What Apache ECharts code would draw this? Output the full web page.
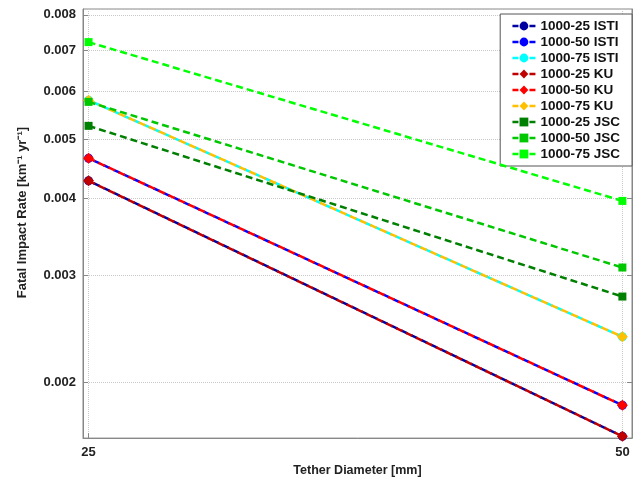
<!DOCTYPE html>
<html><head><meta charset="utf-8">
<script src="https://cdn.jsdelivr.net/npm/echarts@6/dist/echarts.min.js"></script>
<style>html,body{margin:0;padding:0;background:#fff}#c{width:637px;height:482px}</style>
</head><body><div id="c"></div>
<script>
const diameters = [25, 50];
const seriesNames = ['1000-25 ISTI','1000-50 ISTI','1000-75 ISTI','1000-25 KU','1000-50 KU','1000-75 KU','1000-25 JSC','1000-50 JSC','1000-75 JSC'];
const isti25 = [0.00428, 0.001633];
const isti50 = [0.00466, 0.001836];
const isti75 = [0.00580, 0.002377];
const ku25 = [0.00428, 0.001633];
const ku50 = [0.00466, 0.001836];
const ku75 = [0.00580, 0.002377];
const jsc25 = [0.005265, 0.002766];
const jsc50 = [0.005763, 0.003086];
const jsc75 = [0.00722, 0.003967];
const yTicks = [0.002, 0.003, 0.004, 0.005, 0.006, 0.007, 0.008];
const xTicks = [25, 50];

const values = [isti25, isti50, isti75, ku25, ku50, ku75, jsc25, jsc50, jsc75];
const colors = ['#0000a0','#0000ff','#00ffff','#c00000','#ff0000','#ffc000','#008000','#00c800','#00ff00'];
const symbols = ['circle','circle','circle','diamond','diamond','diamond','rect','rect','rect'];
const sizes = [9,9,9,11,11,11,8,8,8];

const series = seriesNames.map((n,i)=>({
  name:n, type:'line',
  data: diameters.map((d,j)=>[d, values[i][j]]),
  symbol: symbols[i], symbolSize: sizes[i], showSymbol:true,
  itemStyle:{color:colors[i]},
  lineStyle:{color:colors[i], width:2.5, type:[7,4], dashOffset: i<3 ? 5.5 : 0},
  z: 2 + i
}));

const font = 'Liberation Sans, Arial';
const chart = echarts.init(document.getElementById('c'));
chart.setOption({
  animation:false,
  grid:{left:83, right:5, top:9, bottom:40, show:true, borderColor:'#888', borderWidth:1},
  legend:{
    orient:'vertical', right:5, top:14, backgroundColor:'#fff', borderColor:'#555', borderWidth:1,
    padding:[5,12,5,11], itemGap:2, itemWidth:23, itemHeight:11,
    lineStyle:{type:[6,11], width:2.5, dashOffset:0},
    textStyle:{fontFamily:font, fontWeight:'bold', fontSize:13.5, lineHeight:14, color:'#111'},
    data: seriesNames
  },
  xAxis:{
    type:'value', min:24.74, max:50.45,
    name:'Tether Diameter [mm]', nameLocation:'middle', nameGap:25,
    nameTextStyle:{fontFamily:font, fontWeight:'bold', fontSize:12.5, color:'#222'},
    axisLine:{show:true, lineStyle:{color:'#888'}},
    axisTick:{show:true, inside:true, length:5, customValues:xTicks, lineStyle:{color:'#888'}},
    axisLabel:{customValues:xTicks, fontFamily:font, fontWeight:'bold', fontSize:13, color:'#222', margin:8},
    splitLine:{show:true, lineStyle:{type:'dotted', color:'#c8c8c8'}}
  },
  yAxis:[{
    type:'log', logBase:10, min:0.001622, max:0.00818,
    name:'Fatal Impact Rate [km⁻¹ yr⁻¹]', nameLocation:'middle', nameGap:54,
    nameTextStyle:{fontFamily:font, fontWeight:'bold', fontSize:13, color:'#222', padding:[0,0,0,22]},
    axisLine:{show:true, lineStyle:{color:'#888'}},
    axisTick:{show:true, inside:true, length:5, customValues:yTicks, lineStyle:{color:'#888'}},
    axisLabel:{customValues:yTicks, formatter:v=>(+v).toFixed(3), fontFamily:font, fontWeight:'bold', fontSize:13, color:'#222', margin:7},
    splitLine:{show:true, lineStyle:{type:'dotted', color:'#c8c8c8'}}
  },{
    type:'log', logBase:10, min:0.001622, max:0.00818, position:'right',
    axisLine:{show:true, lineStyle:{color:'#888'}},
    axisTick:{show:true, inside:true, length:5, customValues:yTicks, lineStyle:{color:'#888'}},
    axisLabel:{show:false}, splitLine:{show:false}
  }],
  series
});
</script></body></html>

WRITTEN INSTRUCTION
From the first line above down to the line with "const xTicks = [25, 50];", reproduce every line and no others, omitting pictures.

THE OUTPUT
What Apache ECharts code would draw this? Output the full web page.
<!DOCTYPE html>
<html><head><meta charset="utf-8">
<script src="https://cdn.jsdelivr.net/npm/echarts@6/dist/echarts.min.js"></script>
<style>html,body{margin:0;padding:0;background:#fff}#c{width:637px;height:482px}</style>
</head><body><div id="c"></div>
<script>
const diameters = [25, 50];
const seriesNames = ['1000-25 ISTI','1000-50 ISTI','1000-75 ISTI','1000-25 KU','1000-50 KU','1000-75 KU','1000-25 JSC','1000-50 JSC','1000-75 JSC'];
const isti25 = [0.00428, 0.001633];
const isti50 = [0.00466, 0.001836];
const isti75 = [0.00580, 0.002377];
const ku25 = [0.00428, 0.001633];
const ku50 = [0.00466, 0.001836];
const ku75 = [0.00580, 0.002377];
const jsc25 = [0.005265, 0.002766];
const jsc50 = [0.005763, 0.003086];
const jsc75 = [0.00722, 0.003967];
const yTicks = [0.002, 0.003, 0.004, 0.005, 0.006, 0.007, 0.008];
const xTicks = [25, 50];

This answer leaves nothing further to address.